Lentamente, muito mais lentamente do que eu desejaria, vamos voltando a ter o nosso tempo.

Ainda na semana passada, numa das reuniões de um dos grupos de trabalho aos quais pertencemos, tive que recordar que, apesar de sermos casados, apesar de irmos e virmos juntos, apesar de ambos estarmos envolvidos em alguns projectos comuns, não somos um só. Para efeitos de trabalho, claro. Que as coisas não passam por osmose ou proximidade enquanto dormimos só porque nos amamos. Que o facto de se comunicar algo a um de nós não implica necessariamente que o outro o saiba. Até porque temos muito mais do que conversar, muito mais do que partilhar, muito mais do que construir e resolver, todos os dias, que não passa por trabalho. Volta e meia lá se misturam as duas coisas, mas confesso que isso não me agrada nada. Se, no que à vida diz respeito, fazemos por ter uma visão comum, no que ao trabalho diz respeito nem sempre queremos que assim seja. Nem sempre seria bom que assim fosse.

Em boa verdade, também não nos sobra muito tempo para discutirmos trabalho fora do trabalho. Apesar de os nosso filhos irem sendo cada vez mais autónomos, ainda temos todos demasiado gozo em partilhar uns com os outros aquilo que é verdadeiramente nosso para estarmos a meter estranhos lá pelo meio. As nossas horas de refeições são momentos de partilha do quotidiano e, curiosamente, nestas alturas sempre relevamos mais os sentimentos que os acontecimentos. O que nos interessa saber e discutir é o que fomos sentindo ao longo do dia, a forma como fomos lidando com as pequenas e grandes questões quotidianas, como fomos conseguindo, mais ou menos, ir superando desafios.
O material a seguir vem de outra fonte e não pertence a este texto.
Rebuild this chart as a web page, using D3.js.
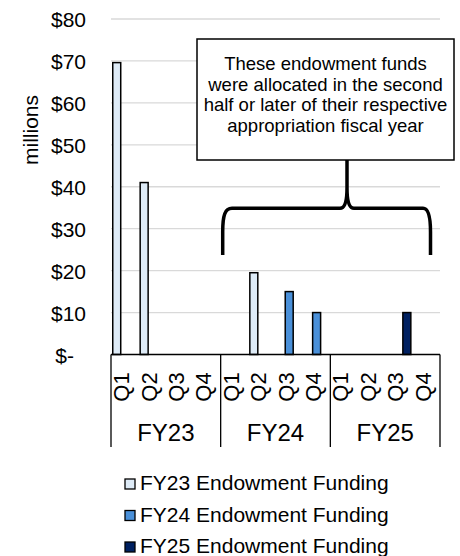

No final, o que importa mesmo não é o que aconteceu com a pessoa a ou b, mas o que aconteceu connosco.

Agora, no entanto, acabadas as aulas, (quase) acabados os exames, abrandando o trabalho, já começa a cheirar a Afife. E Afife quer dizer um tempo só para nós, para as nossas loucuras, para as nossas brincadeiras e chatices e mornices e passeios e churrascos e piscinas e dolce fare niente, que nos é tão querido.
E vai sendo também o nosso tempo, um tempo a dois, feito de noites cada vez mais longas, de passeios à beira mar, de conversas cada vez mais nossas, recheadas de coisa nenhuma, que nos revigoram a paixão e aprofundam a identidade de onde brota o amor.